According to the data released by Central Electricity Authority, India witnessed a renewable energy capacity addition of just 1,043 megawatts between April and June 2017, compared to 1,680 megawatts during the same period last year. Solar power capacity addition was down from 1,026 megawatts in 2016 to 826 megawatts in 2017. Wind energy capacity fared even worse, with the capacity addition falling to just 226 megawatts compared to 285 megawatts.

Coal-based power capacity, on the other hand, fared much better than renewable energy capacity. Almost 2,400 megawatts of coal-based power generation capacity were added in Q2 2017, up from 1,040 megawatts in Q2 2016. Interestingly, some capacity in the coal and waste-to-power generation capacity was retired in June 2017.

In 2016–2017, India witnessed a massive surge in renewable energy capacity addition, helped by a healthy pipeline of solar power projects, due to a large number of competitive auctions and wind energy projects lined up for commissioning before March 31, 2017, when some tax and financial incentives were set to expire.
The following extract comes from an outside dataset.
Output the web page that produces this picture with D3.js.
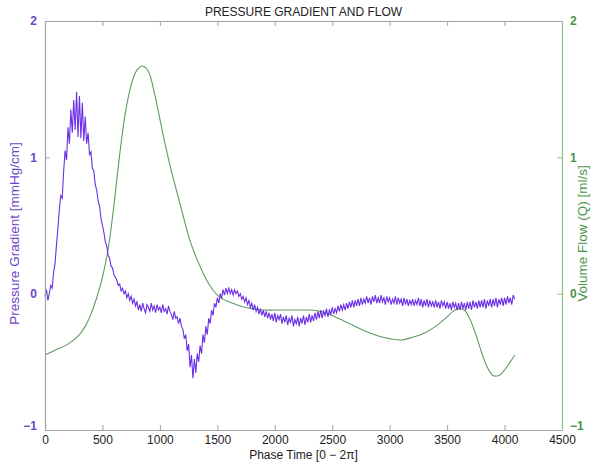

“India added more renewable energy capacity than thermal power capacity in financial year 2016-17, the Central Electricity Authority of India has reported. The renewable energy capacity added during the period April 2016 to March 2017 was nearly twice as much as the thermal power capacity added during the same period.

“A total of 6,990 megawatt coal-based power capacity was added in India in FY2016-17 while the thermal power capacity addition during the financial year stood at 7,655 megawatts. In comparison, 14,140 megawatts of renewable energy capacity was added in the same period.”

The second quarter usually sees reduced capacity addition across the entire Indian power sector, as it is the first quarter of the Indian financial year. Project developers are under no pressure to meet deadlines to secure any incentives that usually expire at the end of March every year.

Many other factors would likely have impacted the renewable energy capacity addition as well — issues with land acquisition, the end of some crucial incentives, and market developments that increased uncertainty for many project developers.

Wind and solar power are the largest contributors to India’s renewable energy capacity addition and both sectors witnessed some crucial developments in the last few months. Due to increased competition in the solar power market, tariff bids crashed by 26% in a matter of three months earlier this year. This development inspired power utilities to renegotiate old power purchase agreements, which has created a sense of uncertainty in the minds of developers.